Geezer used a wah on the first Black Sabbath album on “N.I.B.”
Yeah. There you go. Geezer used a wah. Boom.

So it’s okay.
Every headbanger bass player’s thing—Cliff Burton and Geezer Butler. We’re all just trying to live up to them.

With so much bass, guitar, and fuzz, how do you keep it from becoming a mess?
The biggest thing you have to understand is you need to be very similar. You need to be playing the same style, the same rhythmic patterns with your hands. When I’m playing bass with Fuzz, I’m listening to both Ty and Charles and I’m playing off of what they’re playing. I’m following. I’m the bass player. I’m playing off of them and I’m keeping them in line.

When we play live I have a guitar amp next to me—I run Charles’ rig all the way over to me so that I’m listening to both of us. That way I can hear how Charles is picking or if he changes his rhythmic pattern and I try to copycat that. That’s key when you’re getting that loud: You need a plan. You need a plan of where you’re going to go, what you are playing, and you need to all play in that way or else it will—like you said—sound like a mess. You’re trying to create one sound. It’s like a school of fish. They all have to be moving at the same time and if one does one thing wrong, you’re going to notice it.

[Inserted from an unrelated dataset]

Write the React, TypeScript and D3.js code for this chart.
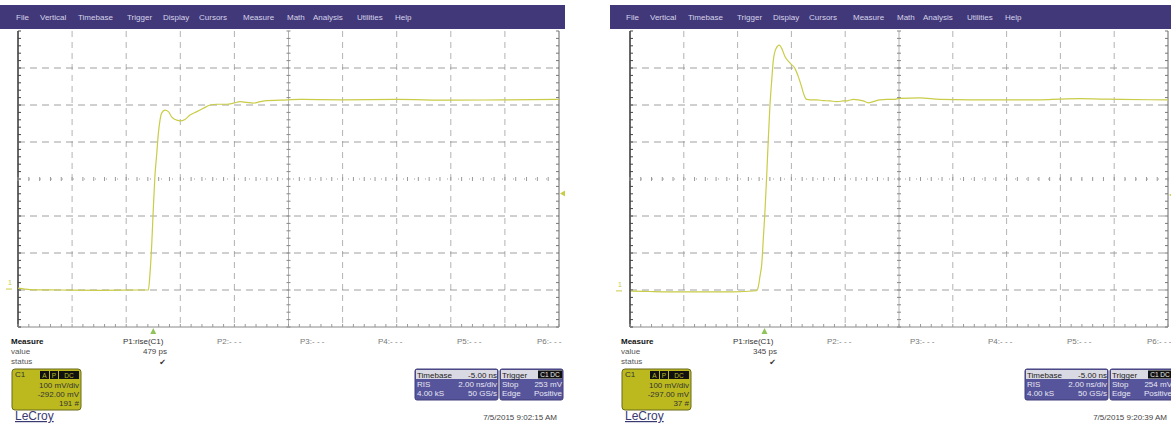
import React from "react";
import * as d3 from "d3";

const menuItems = ["File", "Vertical", "Timebase", "Trigger", "Display", "Cursors", "Measure", "Math", "Analysis", "Utilities", "Help"];
const menuX = [16, 40, 78, 127, 163, 199, 243, 287, 313, 357, 395];

// Left capture (time in ns relative to trigger, voltage in mV)
const leftTimeNs = [-5.0, -4.56, -3.45, -1.97, -0.49, -0.18, -0.12, -0.06, 0.0, 0.06, 0.13, 0.19, 0.25, 0.31, 0.43, 0.56, 0.68, 0.87, 0.99, 1.17, 1.36, 1.61, 1.85, 2.1, 2.35, 2.72, 2.96, 3.21, 3.45, 3.7, 3.95, 4.19, 4.69, 5.43, 7.0, 9.0, 11.0, 13.0, 15.0];
const leftMv = [-3, -7, -8, -9, -8, -8, 37, 109, 208, 298, 361, 416, 451, 470, 478, 474, 460, 451, 449, 453, 465, 474, 483, 492, 494, 494, 497, 501, 499, 497, 501, 504, 505, 507, 506, 507, 505, 506, 507];

// Right capture
const rightTimeNs = [-4.96, -4.26, -3.14, -2.4, -1.16, -0.29, -0.23, -0.17, -0.1, -0.04, 0.02, 0.08, 0.14, 0.2, 0.27, 0.33, 0.43, 0.55, 0.64, 0.76, 0.95, 1.13, 1.26, 1.38, 1.47, 1.57, 1.69, 1.94, 2.18, 2.43, 2.68, 2.93, 3.11, 3.3, 3.49, 3.67, 3.86, 4.04, 4.29, 4.54, 4.79, 5.04, 5.78, 6.52, 7.64, 8.75, 10.24, 10.99, 11.73, 12.47, 13.22, 15.0];
const rightMv = [-6, -7, -8, -8, -8, -5, 6, 33, 69, 141, 213, 303, 402, 492, 565, 619, 650, 659, 650, 628, 610, 596, 573, 546, 524, 512, 511, 511, 509, 508, 506, 508, 509, 512, 511, 508, 503, 506, 511, 512, 512, 515, 516, 512, 511, 511, 511, 513, 514, 513, 512, 511];

const paramLabels = ["P1:rise(C1)", "P2:- - -", "P3:- - -", "P4:- - -", "P5:- - -", "P6:- - -"];
const paramX = [123, 217, 300, 378, 457, 537];
const measureRows = ["value", "status"];

const panels = [
  { ox: 0, gx0: 18, gx1: 559, offsetMv: -292, trigMv: 253, trigLabel: "253 mV", offsetLabel: "-292.00 mV", rise: "479 ps", sweeps: "191 #", date: "7/5/2015 9:02:15 AM", t: leftTimeNs, v: leftMv },
  { ox: 610, gx0: 630, gx1: 1168, offsetMv: -297, trigMv: 254, trigLabel: "254 mV", offsetLabel: "-297.00 mV", rise: "345 ps", sweeps: "37 #", date: "7/5/2015 9:20:39 AM", t: rightTimeNs, v: rightMv },
];

const GY0 = 31;
const GY1 = 327;
const FONT = "'Liberation Sans', Arial, sans-serif";
const TRACE = "#c9cc48";

function Panel({ p }: { p: (typeof panels)[number] }) {
  const { ox, gx0, gx1 } = p;
  const center = -p.offsetMv;
  const x = d3.scaleLinear().domain([-5, 15]).range([gx0, gx1]);
  const y = d3.scaleLinear().domain([center - 400, center + 400]).range([GY1, GY0]);
  const pts = p.t.map((t, i) => [t, p.v[i]] as [number, number]);
  const line = d3.line<[number, number]>().x((d) => x(d[0])).y((d) => y(d[1])).curve(d3.curveMonotoneX);
  const vTicks = d3.range(-5, 15.001, 2);
  const hTicks = d3.range(center - 400, center + 400.001, 100);
  const minorT = d3.range(-5, 15.001, 0.4);
  const minorV = d3.range(center - 400, center + 400.001, 20);
  const xc = x(5);
  const yc = y(center);
  const menuW = ox === 0 ? 565 : 1171 - ox;
  return (
    <g>
      {/* menu bar */}
      <rect x={ox} y={5} width={menuW} height={24} fill="#41387a" />
      {menuItems.map((m, i) => (
        <text key={m} x={ox + menuX[i]} y={20} fontSize={8} fill="#d6d4e8" fontFamily={FONT}>
          {m}
        </text>
      ))}
      {/* grid */}
      {vTicks.map((t, i) => (
        <line key={"v" + i} x1={x(t)} x2={x(t)} y1={GY0} y2={GY1}
          stroke={i === 0 ? "#333" : i === vTicks.length - 1 ? "#666" : "#9a9a9a"}
          strokeWidth={i === 0 ? 1.5 : 1}
          strokeDasharray={i === 0 || i === vTicks.length - 1 || i === 5 ? undefined : "6,5"}
          opacity={i === 0 || i === vTicks.length - 1 ? 1 : 0.75} />
      ))}
      {hTicks.map((v, i) => (
        <line key={"h" + i} x1={gx0} x2={gx1} y1={y(v)} y2={y(v)}
          stroke={i === 0 ? "none" : i === hTicks.length - 1 ? "none" : "#8a8a8a"}
          strokeDasharray={i === 4 ? "1,10" : "7,5"} opacity={0.8} />
      ))}
      <line x1={gx0} x2={gx1} y1={GY1} y2={GY1} stroke="#888" />
      {/* minor ticks on center lines and borders */}
      {minorV.map((v, i) => (
        <g key={"mv" + i}>
          <line x1={xc - 2} x2={xc + 2} y1={y(v)} y2={y(v)} stroke="#888" />
          <line x1={gx0} x2={gx0 + 3} y1={y(v)} y2={y(v)} stroke="#444" />
          <line x1={gx1 - 3} x2={gx1} y1={y(v)} y2={y(v)} stroke="#777" />
        </g>
      ))}
      {minorT.map((t, i) => (
        <g key={"mt" + i}>
          <line x1={x(t)} x2={x(t)} y1={yc - 2} y2={yc + 2} stroke="#999" />
          <line x1={x(t)} x2={x(t)} y1={GY1 - 3} y2={GY1} stroke="#999" />
        </g>
      ))}
      {/* trace */}
      <path d={line(pts) || ""} fill="none" stroke={TRACE} strokeWidth={1.2} />
      {/* ground marker */}
      <text x={ox + 8} y={y(0) - 2} fontSize={7} fill={TRACE} fontFamily={FONT}>1</text>
      <path d={`M${ox + 6},${y(0) + 2} h6`} stroke={TRACE} strokeWidth={1} />
      {/* trigger level marker */}
      <path d={`M${gx1 + 1},${y(p.trigMv)} l5,-3 v6 z`} fill={TRACE} />
      {/* trigger time marker */}
      <path d={`M${x(0)},${GY1 + 1} l-3,6 h6 z`} fill="#8fc45a" />
      {/* measure area */}
      <text x={ox + 11} y={344} fontSize={8} fontWeight="bold" fill="#111" fontFamily={FONT}>Measure</text>
      {measureRows.map((r, i) => (
        <text key={r} x={ox + 11} y={354 + i * 10} fontSize={8} fill="#555" fontFamily={FONT}>{r}</text>
      ))}
      {paramLabels.map((l, i) => (
        <text key={l} x={ox + paramX[i]} y={344} fontSize={8} fill={i === 0 ? "#333" : "#777"} fontFamily={FONT}>{l}</text>
      ))}
      <text x={ox + 167} y={354} fontSize={8} fill="#444" textAnchor="end" fontFamily={FONT}>{p.rise}</text>
      <text x={ox + 166} y={365} fontSize={8} fill="#333" textAnchor="end" fontFamily="'DejaVu Sans'">✔</text>
      {/* channel descriptor */}
      <rect x={ox + 12} y={369} width={69} height={41} rx={3} fill="#bbb91e" stroke="#6a6a1a" />
      <text x={ox + 15} y={377} fontSize={8} fill="#333" fontFamily={FONT}>C1</text>
      <rect x={ox + 40} y={371} width={9} height={8} fill="#111" />
      <rect x={ox + 50} y={371} width={8} height={8} fill="#111" />
      <rect x={ox + 59} y={371} width={20} height={8} fill="#111" />
      <text x={ox + 44.5} y={377.5} fontSize={6.5} fill="#bbb91e" textAnchor="middle" fontFamily={FONT}>A</text>
      <text x={ox + 54} y={377.5} fontSize={6.5} fill="#bbb91e" textAnchor="middle" fontFamily={FONT}>P</text>
      <text x={ox + 69} y={377.5} fontSize={6.5} fill="#bbb91e" textAnchor="middle" fontFamily={FONT}>DC</text>
      <text x={ox + 79} y={388} fontSize={8} fill="#333" textAnchor="end" fontFamily={FONT}>100 mV/div</text>
      <text x={ox + 79} y={397} fontSize={8} fill="#333" textAnchor="end" fontFamily={FONT}>{p.offsetLabel}</text>
      <text x={ox + 79} y={406} fontSize={8} fill="#333" textAnchor="end" fontFamily={FONT}>{p.sweeps}</text>
      <text x={ox + 15} y={420} fontSize={12} fill="#3a3a72" textDecoration="underline" fontFamily={FONT}>LeCroy</text>
      {/* timebase box */}
      <rect x={ox + 415} y={369} width={83} height={31} rx={2} fill="#56549a" stroke="#3e3c78" />
      <rect x={ox + 416} y={370} width={81} height={9} fill="#d9d9e3" />
      <text x={ox + 417} y={377.5} fontSize={8} fill="#222" fontFamily={FONT}>Timebase</text>
      <text x={ox + 497} y={377.5} fontSize={8} fill="#222" textAnchor="end" fontFamily={FONT}>-5.00 ns</text>
      <text x={ox + 417} y={387} fontSize={8} fill="#e8e8f4" fontFamily={FONT}>RIS</text>
      <text x={ox + 497} y={387} fontSize={8} fill="#e8e8f4" textAnchor="end" fontFamily={FONT}>2.00 ns/div</text>
      <text x={ox + 417} y={396} fontSize={8} fill="#e8e8f4" fontFamily={FONT}>4.00 kS</text>
      <text x={ox + 497} y={396} fontSize={8} fill="#e8e8f4" textAnchor="end" fontFamily={FONT}>50 GS/s</text>
      {/* trigger box */}
      <rect x={ox + 500} y={369} width={63} height={31} rx={2} fill="#56549a" stroke="#3e3c78" />
      <rect x={ox + 501} y={370} width={61} height={9} fill="#d9d9e3" />
      <text x={ox + 502} y={377.5} fontSize={8} fill="#222" fontFamily={FONT}>Trigger</text>
      <rect x={ox + 538} y={370.5} width={24} height={8} fill="#111" />
      <text x={ox + 550} y={377} fontSize={6.5} fill="#eee" textAnchor="middle" fontFamily={FONT}>C1 DC</text>
      <text x={ox + 502} y={387} fontSize={8} fill="#e8e8f4" fontFamily={FONT}>Stop</text>
      <text x={ox + 562} y={387} fontSize={8} fill="#e8e8f4" textAnchor="end" fontFamily={FONT}>{p.trigLabel}</text>
      <text x={ox + 502} y={396} fontSize={8} fill="#e8e8f4" fontFamily={FONT}>Edge</text>
      <text x={ox + 562} y={396} fontSize={8} fill="#e8e8f4" textAnchor="end" fontFamily={FONT}>Positive</text>
      {/* date */}
      <text x={ox + 557} y={420} fontSize={8} fill="#444" textAnchor="end" fontFamily={FONT}>{p.date}</text>
    </g>
  );
}

export default function App() {
  return (
    <svg width={1171} height={423} style={{ position: "absolute", left: 0, top: 0, background: "#fff" }}>
      <rect width={1171} height={423} fill="#fff" />
      {panels.map((p) => (
        <Panel key={p.ox} p={p} />
      ))}
    </svg>
  );
}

And that’s why Ty is up front and Charles’ amp is on your side of the stage?
Yeah, it’s the whole three-piece jam-band ethos. There’s a reason why the Groundhogs did that. There’s a reason why Jimi would do that a lot—Mitch Mitchell would be right up there. When there are only three people, if one person drops out, it doesn’t sound as big or it sounds like something is missing. You need to be in line, looking at each other. Look at what the Ramones did, for example. You look at their setup and Dee Dee is playing two SVTs and right next to him is Johnny’s Marshall stack—one of his Marshall stacks is on Dee Dee’s side. I highly suggest that to everyone in the universe. If you’re in a three-piece and you want to hear the guitar player, put one of his amps behind you. It’s easy.